• **The problem**
Retype all material exactly. Pictures stay out of the copy.

• **Material provided**
▽
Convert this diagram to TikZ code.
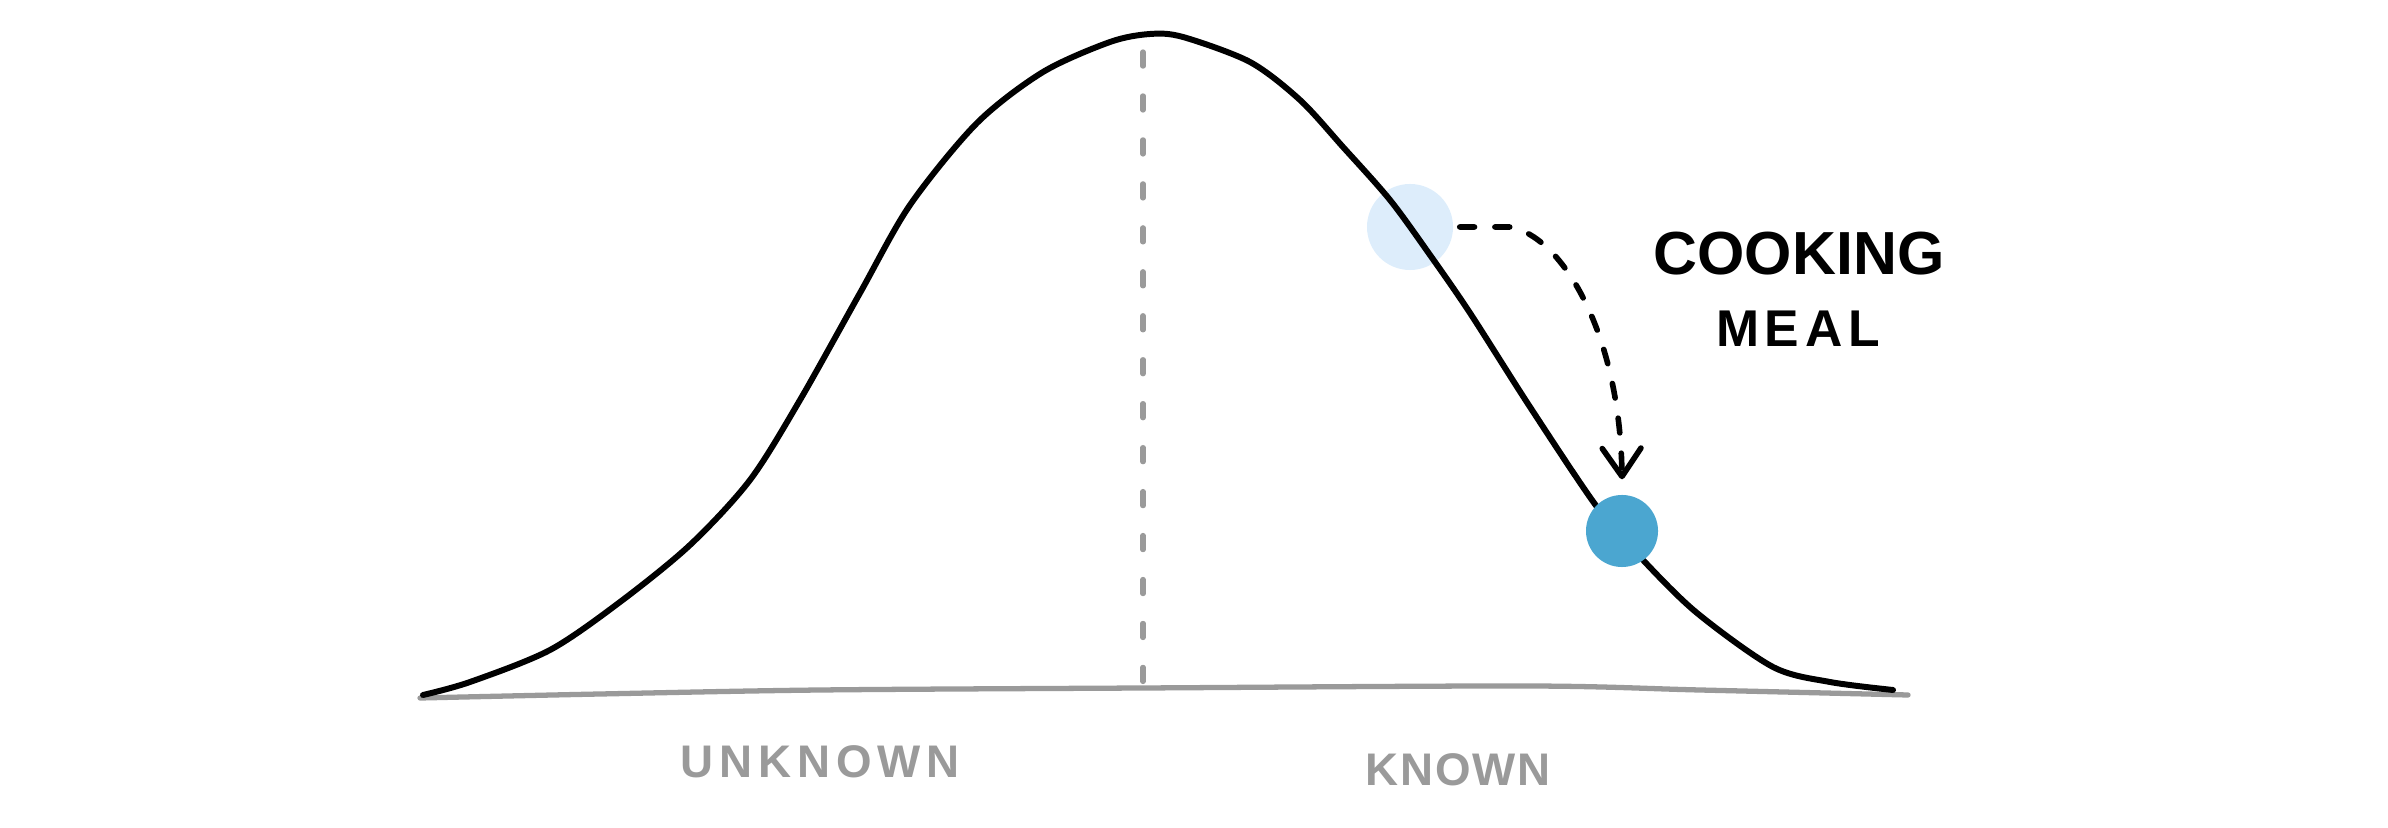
\documentclass[tikz,border=0pt]{standalone}
\usepackage{fontspec}
\setmainfont{Liberation Sans}
\usetikzlibrary{arrows.meta}

\definecolor{paleblue}{HTML}{DDEDFB}
\definecolor{dotblue}{HTML}{4BA6D0}
\definecolor{axisgray}{HTML}{9A9A9A}

\begin{document}
\begin{tikzpicture}[x=0.01cm, y=-0.01cm,
    blob/.style={circle, inner sep=0pt},
    notetext/.style={inner sep=0pt},
    axistext/.style={inner sep=0pt, text=axisgray},
    flow/.style={line width=1.6pt, line cap=round, dash pattern=on 4.2pt off 5.8pt,
        -{Straight Barb[length=8pt, width=11pt, round]}}]
    \useasboundingbox (0,0) rectangle (2388,828);
    % points on the curve
    \node[blob, fill=paleblue, minimum size=0.86cm] (before) at (1410,227) {};
    \coordinate (peak) at (1143,52);
    \coordinate (mid) at (1143,686);
    % axis
    \draw[axisgray, line width=1.5pt, line cap=round] plot[smooth] coordinates {(420,698) (600,694) (820,690) (1142,688) (1530,686) (1700,690) (1908,695)};
    \draw[axisgray, line width=1.5pt, line cap=round, dash pattern=on 4pt off 8.5pt] (peak) -- (mid);
    % bell
    \draw[line width=1.7pt, line cap=round, line join=round] plot[smooth] coordinates {(423,695) (470,682) (550,650) (620,602) (690,545) (750,480) (800,400) (860,293) (910,205) (977,123) (1043,72) (1110,42) (1150,34) (1183,37) (1250,62) (1300,100) (1343,147) (1390,200) (1430,255) (1470,313) (1530,407) (1597,507) (1643,560) (1697,613) (1773,667) (1830,682) (1893,690)};
    \node[blob, fill=dotblue, minimum size=0.72cm] (after) at (1622,531) {};
    % move
    \draw[flow] ([xshift=0.06cm]before.east) -- ++(50,0) .. controls (1560,235) and (1620,330) .. ([yshift=0.15cm]after.north);
    \node[notetext, font=\bfseries\fontsize{17.3}{17.3}\selectfont] (cooking) at (1799,254) {COOKING};
    \node[notetext, font=\bfseries\fontsize{14.7}{14.7}\selectfont\addfontfeatures{LetterSpace=11}] (meal) at (1798,329) {MEAL};
    \node[axistext, font=\bfseries\fontsize{13}{13}\selectfont\addfontfeatures{LetterSpace=13}] (unknown) at (820,762) {UNKNOWN};
    \node[axistext, font=\bfseries\fontsize{13}{13}\selectfont\addfontfeatures{LetterSpace=4}] (known) at (1458,770) {KNOWN};
\end{tikzpicture}
\end{document}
△
• **Full answer**
Convert this diagram to TikZ code.
\documentclass[tikz,border=0pt]{standalone}
\usepackage{fontspec}
\setmainfont{Liberation Sans}
\usetikzlibrary{arrows.meta}

\definecolor{paleblue}{HTML}{DDEDFB}
\definecolor{dotblue}{HTML}{4BA6D0}
\definecolor{axisgray}{HTML}{9A9A9A}

\begin{document}
\begin{tikzpicture}[x=0.01cm, y=-0.01cm,
    blob/.style={circle, inner sep=0pt},
    notetext/.style={inner sep=0pt},
    axistext/.style={inner sep=0pt, text=axisgray},
    flow/.style={line width=1.6pt, line cap=round, dash pattern=on 4.2pt off 5.8pt,
        -{Straight Barb[length=8pt, width=11pt, round]}}]
    \useasboundingbox (0,0) rectangle (2388,828);
    % points on the curve
    \node[blob, fill=paleblue, minimum size=0.86cm] (before) at (1410,227) {};
    \coordinate (peak) at (1143,52);
    \coordinate (mid) at (1143,686);
    % axis
    \draw[axisgray, line width=1.5pt, line cap=round] plot[smooth] coordinates {(420,698) (600,694) (820,690) (1142,688) (1530,686) (1700,690) (1908,695)};
    \draw[axisgray, line width=1.5pt, line cap=round, dash pattern=on 4pt off 8.5pt] (peak) -- (mid);
    % bell
    \draw[line width=1.7pt, line cap=round, line join=round] plot[smooth] coordinates {(423,695) (470,682) (550,650) (620,602) (690,545) (750,480) (800,400) (860,293) (910,205) (977,123) (1043,72) (1110,42) (1150,34) (1183,37) (1250,62) (1300,100) (1343,147) (1390,200) (1430,255) (1470,313) (1530,407) (1597,507) (1643,560) (1697,613) (1773,667) (1830,682) (1893,690)};
    \node[blob, fill=dotblue, minimum size=0.72cm] (after) at (1622,531) {};
    % move
    \draw[flow] ([xshift=0.06cm]before.east) -- ++(50,0) .. controls (1560,235) and (1620,330) .. ([yshift=0.15cm]after.north);
    \node[notetext, font=\bfseries\fontsize{17.3}{17.3}\selectfont] (cooking) at (1799,254) {COOKING};
    \node[notetext, font=\bfseries\fontsize{14.7}{14.7}\selectfont\addfontfeatures{LetterSpace=11}] (meal) at (1798,329) {MEAL};
    \node[axistext, font=\bfseries\fontsize{13}{13}\selectfont\addfontfeatures{LetterSpace=13}] (unknown) at (820,762) {UNKNOWN};
    \node[axistext, font=\bfseries\fontsize{13}{13}\selectfont\addfontfeatures{LetterSpace=4}] (known) at (1458,770) {KNOWN};
\end{tikzpicture}
\end{document}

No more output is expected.